Я понял, что проклятый робот бросает мне в лицо мои же собственные рассуждения.
— Какой же смысл для тебя чинить робота, который уже не способен выполнять нужные компании функции, если возможным результатом будет уничтожение отлично работающего робота — тебя?
— Будь я поврежден, ты бы уничтожил меня, если бы знал, что меня можно починить? — спокойно спросил он.
«Нет, я бы не сделал этого, Моуз», — так я подумал, но вслух не сказал, потому что это лишь подтвердит его аргументы, и я потеряю машинку, ставшую моим единственным другом.
— Черт возьми, где ты подцепил эту дурацкую привычку отвечать вопросом на вопрос? — спросил я вместо этого. Потом понял, что сделал то же самое и рассмеялся: — Да не бери в голову!

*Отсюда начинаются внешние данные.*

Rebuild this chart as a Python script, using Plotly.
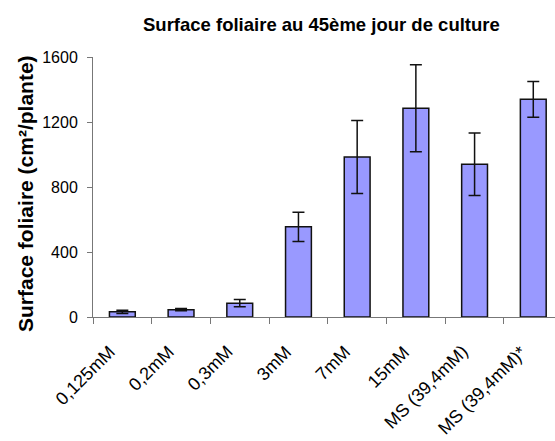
import plotly.graph_objects as go

# Leaf area on day 45 of culture, by nutrient concentration
categories = ["0,125mM", "0,2mM", "0,3mM", "3mM", "7mM", "15mM",
              "MS (39,4mM)", "MS (39,4mM)*"]
leaf_area = [32, 45, 85, 555, 985, 1285, 940, 1340]
std_error = [10, 7, 22, 90, 225, 268, 192, 110]
y_ticks = [0, 400, 800, 1200, 1600]

FONT = "Liberation Sans, Arial, sans-serif"

fig = go.Figure(
    go.Bar(
        x=categories,
        y=leaf_area,
        width=0.44,
        marker=dict(color="#9999FF", line=dict(color="#111111", width=1.5)),
        error_y=dict(type="data", array=std_error, visible=True,
                     color="#111111", thickness=1.5, width=6),
    )
)

fig.update_layout(
    width=555, height=441,
    margin=dict(l=93, r=0, t=57, b=124),
    paper_bgcolor="white", plot_bgcolor="white",
    showlegend=False,
    font=dict(family=FONT, size=16, color="black"),
)

fig.update_xaxes(
    type="category",
    range=[-0.5, 7.37],
    tickson="boundaries",
    ticks="outside", ticklen=6, tickcolor="#777777", tickwidth=1,
    showline=True, linecolor="#777777", linewidth=1,
    showticklabels=False,
    showgrid=False,
)

fig.update_yaxes(
    range=[0, 1600],
    tickvals=y_ticks,
    ticks="outside", ticklen=5, tickcolor="#777777", tickwidth=1,
    showline=True, linecolor="#777777", linewidth=1,
    showgrid=False, zeroline=False,
    ticklabelstandoff=6,
    tickfont=dict(size=16),
)

# Slanted category labels, each ending just under its bar
for cat in categories:
    fig.add_annotation(
        text=cat, xref="x", yref="paper", x=cat, y=0,
        xshift=0, yshift=-22, textangle=-45, showarrow=False,
        xanchor="right", yanchor="top", font=dict(size=18),
    )

fig.add_annotation(
    text="<b>Surface foliaire au 45ème jour de culture</b>",
    xref="paper", yref="paper", x=(321.5 - 93) / 462, y=1 + (57 - 24) / 260,
    showarrow=False, font=dict(size=18.5), xanchor="center", yanchor="middle",
)

fig.add_annotation(
    text="<b>Surface foliaire (cm²/plante)</b>",
    xref="paper", yref="paper", x=(25 - 93) / 462, y=(317 - 194) / 260,
    textangle=-90, showarrow=False, font=dict(size=21),
    xanchor="center", yanchor="middle",
)

fig.write_html("out.html")
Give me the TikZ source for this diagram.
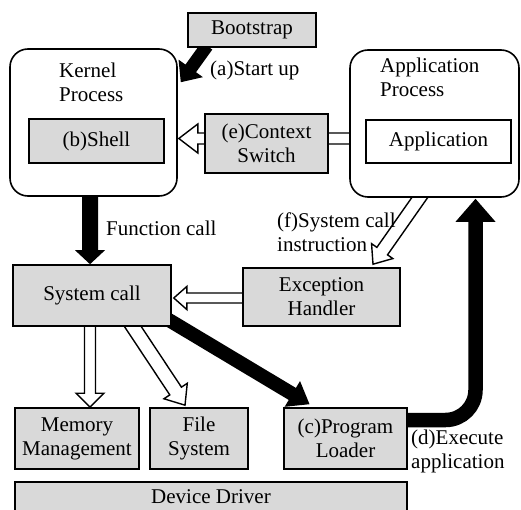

Воцарилась неловкая тишина — по крайней мере, для меня она была тяжкой, — пока я обдумывал все сказанное, пытаясь найти лучшее разрешение его дилеммы. Самая логичная мысль: зачем вообще уничтожать сломанного робота, если его можно починить, дать новые задачи и поставить на другой участок или продать куда-нибудь еще? Роботы — штучки недешевые.
— Ты сказал, что можешь починить этого робота, — сказал я больше утвердительно, чем вопросительно.
— Да.
— Объясни-ка мне, что с ним не так?
— Ему требуется поставить новые детали: верхние конечности и почти всё туловище. Однако в моей мастерской нет в наличии требуемых частей, так как эта модель больше не выпускается.
Теперь я начал понимать:
— Значит, ты как устранитель неполадок связался с главным компьютером, увидел, что где-то еще имеются нужные детали, и заказал их, но заказ отменили?
— Верно. Мне ответили, что подобный ремонт робота для компании невозможен.
— Ладно, я всё понял. — И я действительно мог убедить его при помощи логики, что починка этого робота не стоила окончания существования Моуза. — Знаю, почему тебе не разрешили чинить его. Создать робота очень сложно и дорого, поэтому каждый робот, купленный компанией, обычно является долговременной инвестицией. Но поскольку выпуск этой модели прекращен, то запасные части для него больше не производятся, а потому слишком дорого покупать имеющиеся в ограниченном количестве детали на замену. Выгоднее купить совершенно новый, усовершенствованный механизм прямо с линии сборки. Ты следишь за мыслью, Моуз?